Arturo Toscannini, the great conductor of orchestras once said, “It isn’t so hard to find a virtuoso pianist or violinist. There are always people who are seeking that place of honor. If you want great music, you have to find people who want to excel playing second violin. The other places make the orchestra.”
Second fiddle. The world needs great second fiddles.
I wonder what would have happened if someone had told Thomas Junta that he would be giving his son something better if he had taught him the value of playing on the team, or doing his best, or learning to play his position the best he could. No one can say for sure, but Michael Costin might be alive today. And maybe that hockey team would be the most spirited group of boys in the United States wearing skates and jerseys. I don’t know for sure. But I do know this, that there is something more important then being the best hockey player, or the best violinist, or the best mutual fund manager, or the best known lawyer in Cambridge.
It is more important that God is alive in you.
We are losing the Sabbath folks. It is being used for sports, ballet, play practices, shopping, you name it.
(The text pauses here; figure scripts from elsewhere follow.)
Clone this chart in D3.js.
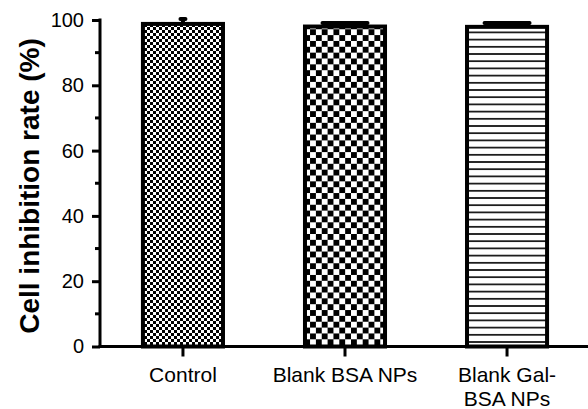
<!DOCTYPE html>
<html>
<head>
<meta charset="utf-8">
<script src="https://cdn.jsdelivr.net/npm/d3@7"></script>
<style>
  html, body { margin: 0; padding: 0; background: #fff; }
  svg { display: block; }
  text { font-family: "Liberation Sans", Arial, sans-serif; fill: #000; }
</style>
</head>
<body>
<div id="chart"></div>
<script>
const categories = ["Control", "Blank BSA NPs", "Blank Gal-BSA NPs"];
const categoryLines = [["Control"], ["Blank BSA NPs"], ["Blank Gal-", "BSA NPs"]];
const values = [98.8, 98.0, 97.9];
const errors = [1.5, 1.1, 1.2];
const yTicks = [0, 20, 40, 60, 80, 100];
const yMinorTicks = [10, 30, 50, 70, 90];
const patterns = ["fineCheck", "coarseCheck", "hLines"];
const capWidths = [5, 45, 45];

const W = 588, H = 409;
const svg = d3.select("#chart").append("svg").attr("width", W).attr("height", H);

const defs = svg.append("defs");
// fine checkerboard
const p1 = defs.append("pattern").attr("id", "fineCheck").attr("patternUnits", "userSpaceOnUse")
  .attr("width", 6).attr("height", 6);
p1.append("rect").attr("width", 6).attr("height", 6).attr("fill", "#fff");
p1.append("rect").attr("x", 0).attr("y", 0).attr("width", 3).attr("height", 3).attr("fill", "#000");
p1.append("rect").attr("x", 3).attr("y", 3).attr("width", 3).attr("height", 3).attr("fill", "#000");
// coarse checkerboard
const c = 5.85;
const p2 = defs.append("pattern").attr("id", "coarseCheck").attr("patternUnits", "userSpaceOnUse")
  .attr("width", 2 * c).attr("height", 2 * c);
p2.append("rect").attr("width", 2 * c).attr("height", 2 * c).attr("fill", "#fff");
p2.append("rect").attr("x", 0).attr("y", 0).attr("width", c).attr("height", c).attr("fill", "#000");
p2.append("rect").attr("x", c).attr("y", c).attr("width", c).attr("height", c).attr("fill", "#000");
// horizontal lines
const ls = 7.2;
const p3 = defs.append("pattern").attr("id", "hLines").attr("patternUnits", "userSpaceOnUse")
  .attr("width", 10).attr("height", ls);
p3.append("rect").attr("width", 10).attr("height", ls).attr("fill", "#fff");
p3.append("line").attr("x1", 0).attr("x2", 10).attr("y1", ls / 2).attr("y2", ls / 2)
  .attr("stroke", "#000").attr("stroke-width", 1.6);

const y = d3.scaleLinear().domain([0, 100]).range([346.5, 20]);
const x = d3.scaleBand().domain(categories).range([100, 590])
  .paddingInner(0.506).paddingOuter(0.265);

// bars
svg.append("g").selectAll("rect").data(categories).join("rect")
  .attr("x", d => x(d))
  .attr("y", (d, i) => y(values[i]))
  .attr("width", x.bandwidth())
  .attr("height", (d, i) => y(0) - y(values[i]))
  .attr("fill", (d, i) => `url(#${patterns[i]})`)
  .attr("stroke", "#000").attr("stroke-width", 4);

// error bars
const eg = svg.append("g");
categories.forEach((d, i) => {
  const cx = x(d) + x.bandwidth() / 2;
  eg.append("line").attr("x1", cx).attr("x2", cx)
    .attr("y1", y(values[i])).attr("y2", y(values[i] + errors[i]))
    .attr("stroke", "#000").attr("stroke-width", 4);
  eg.append("line").attr("x1", cx - capWidths[i] / 2).attr("x2", cx + capWidths[i] / 2)
    .attr("y1", y(values[i] + errors[i])).attr("y2", y(values[i] + errors[i]))
    .attr("stroke", "#000").attr("stroke-width", 4).attr("stroke-linecap", "round");
});

// y axis
const axisX = 100;
const yg = svg.append("g").attr("transform", `translate(${axisX},0)`);
yg.call(d3.axisLeft(y).tickValues(yTicks).tickSize(8).tickPadding(8).tickFormat(d3.format("d")));
yg.attr("font-size", null).attr("font-family", null);
yg.select(".domain").remove();
yg.selectAll(".tick line").attr("stroke", "#000").attr("stroke-width", 3);
yg.selectAll(".tick text").style("font-size", "20px").attr("fill", "#000");
yg.append("g").selectAll("line").data(yMinorTicks).join("line")
  .attr("x1", -5).attr("x2", 0).attr("y1", d => y(d)).attr("y2", d => y(d))
  .attr("stroke", "#000").attr("stroke-width", 3);
yg.append("line").attr("x1", 0).attr("x2", 0).attr("y1", y(100) - 1.5).attr("y2", y(0) + 1.5)
  .attr("stroke", "#000").attr("stroke-width", 3);

// x axis
const xg = svg.append("g").attr("transform", `translate(0,${y(0)})`);
xg.append("line").attr("x1", axisX - 1.5).attr("x2", W).attr("y1", 0).attr("y2", 0)
  .attr("stroke", "#000").attr("stroke-width", 3);
categories.forEach((d, i) => {
  const cx = x(d) + x.bandwidth() / 2;
  xg.append("line").attr("x1", cx).attr("x2", cx).attr("y1", 0).attr("y2", 10)
    .attr("stroke", "#000").attr("stroke-width", 3);
  const t = xg.append("text").attr("text-anchor", "middle").style("font-size", "21px");
  categoryLines[i].forEach((ln, j) => {
    t.append("tspan").attr("x", cx).attr("y", 35 + j * 24).text(ln);
  });
});

// y title
svg.append("text")
  .attr("transform", `translate(39,${186}) rotate(-90)`)
  .attr("text-anchor", "middle")
  .style("font-size", "28px").attr("font-weight", "bold")
  .text("Cell inhibition rate (%)");
</script>
</body>
</html>
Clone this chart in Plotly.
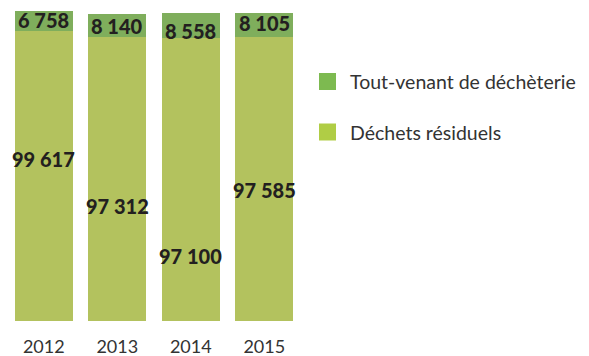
import plotly.graph_objects as go

# Tonnages per year
years = ["2012", "2013", "2014", "2015"]
residuels = [99617, 97312, 97100, 97585]
tout_venant = [6758, 8140, 8558, 8105]

# Vertical anchors (tonnage units) for the value labels
label_y_residuels = [55600, 39500, 22300, 45000]
label_y_tout_venant = [103300, 101200, 99500, 102300]

DARK = "#7fae5c"
LIGHT = "#b3c25e"
SWATCH_DARK = "#7dba50"
SWATCH_LIGHT = "#b0cd45"
TEXT = "#231f20"
FONT = "Lato"

W, H = 589, 356
L, R, T, B = 7, 288, 11, 35

# one slot per year on a plain numeric axis
pos = list(range(len(years)))


def fmt(v):
    return f"{v:,}".replace(",", " ")


value_font = dict(family=FONT, size=20, color=TEXT, weight=900)

fig = go.Figure()
fig.add_trace(go.Bar(x=pos, y=residuels, marker=dict(color=LIGHT, line=dict(width=0)),
                     name="Déchets résiduels", showlegend=False))
fig.add_trace(go.Bar(x=pos, y=tout_venant, marker=dict(color=DARK, line=dict(width=0)),
                     name="Tout-venant de déchèterie", showlegend=False))

annotations = []
for p, v, ly in zip(pos, residuels, label_y_residuels):
    annotations.append(dict(x=p, y=ly, xref="x", yref="y", text=fmt(v),
                            showarrow=False, font=value_font))
for p, v, ly in zip(pos, tout_venant, label_y_tout_venant):
    annotations.append(dict(x=p, y=ly, xref="x", yref="y", text=fmt(v),
                            showarrow=False, font=value_font))

# Legend drawn as swatches + text to the right of the bars
pw, ph = W - L - R, H - T - B


def px_x(px):
    return (px - L) / pw


def px_y(py):
    return (H - B - py) / ph


legend_items = [("Tout-venant de déchèterie", SWATCH_DARK, 81.5),
                ("Déchets résiduels", SWATCH_LIGHT, 132)]
shapes = []
for label, col, cy in legend_items:
    shapes.append(dict(type="rect", xref="paper", yref="paper",
                       x0=px_x(319), x1=px_x(336), y0=px_y(cy + 8.5), y1=px_y(cy - 8.5),
                       fillcolor=col, line=dict(width=0)))
    annotations.append(dict(x=px_x(348), y=px_y(cy), xref="paper", yref="paper",
                            xanchor="left", yanchor="middle", text=label, showarrow=False,
                            font=dict(family=FONT, size=19.5, color="#333333")))

fig.update_layout(
    width=W, height=H, barmode="stack", bargap=0.21,
    margin=dict(l=L, r=R, t=T, b=B, pad=0, autoexpand=False),
    paper_bgcolor="white", plot_bgcolor="white",
    xaxis=dict(range=[-0.5, len(years) - 0.5], tickmode="array", tickvals=pos, ticktext=years,
               ticks="", ticklabelstandoff=13, automargin=False,
               tickfont=dict(family=FONT, size=18, color="#333333"),
               showgrid=False, zeroline=False, showline=False),
    yaxis=dict(range=[0, 106375], showticklabels=False, showgrid=False, zeroline=False,
               showline=False, automargin=False),
    annotations=annotations, shapes=shapes, showlegend=False,
)

fig.write_html("out.html")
It seems that our culture is saying there are things more important than feeding the soul. Well, there are not. “Remember the Sabbath,” says the Lord, “to keep it holy.”
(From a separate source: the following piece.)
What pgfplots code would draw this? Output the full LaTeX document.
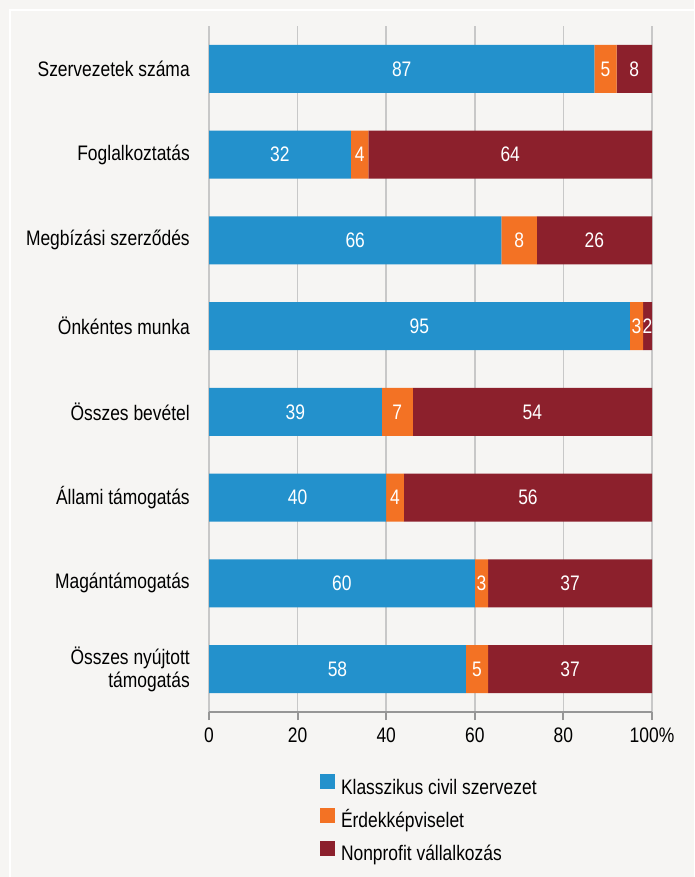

We are the people who put God first in our lives. We are struggling with letting go control of ourselves to give control to God. It is a hard thing to do. If you think it is easy, you’re not trying. We are reading CS Lewis in our Wednesday night adult study sessions. Lewis doesn’t soft-soap the thing. He doesn’t water it down. he tells it like it is – “fallen man is not simply an imperfect creature who needs improvement; he is a rebel who must lay down his arms.”
This past year I’ve had two funerals where the families asked me to read the Serenity Prayer. The Serenity Prayer is what is read at AA meetings. “Are you sure you want me to read that?” I asked. “Yes, please.” And I did. And invited the congregation to say it if anyone knew it. The room shook with the voices saying it with conviction: “God grant me the Serenity to accept the things I cannot change….courage to change the things I can and wisdom to know the difference.” Those reciting the prayer were proud. They had relinquished their lives to a higher power, confessing from the bottom of their hearts that alone, they stand helpless before their addiction. Proud – and joyful – and standing tall, because someone had pointed them to salvation – literally bringing them back to life from death.
You and I stand in second place. We’ll never get higher. Because Jesus is in first place. Our job is to point to him. To be witnesses. (Acts 1:8)
Jesus, as a younger man had in his hands a saw, a hammer, a wood chisel, a drill, a plane to shape wood. He gave them up and took in his hands, men – James and John and Thomas and Peter, and women, Salome and Mary to shape human beings.
It’s okay to play second fiddle, when first chair first is Jesus Christ.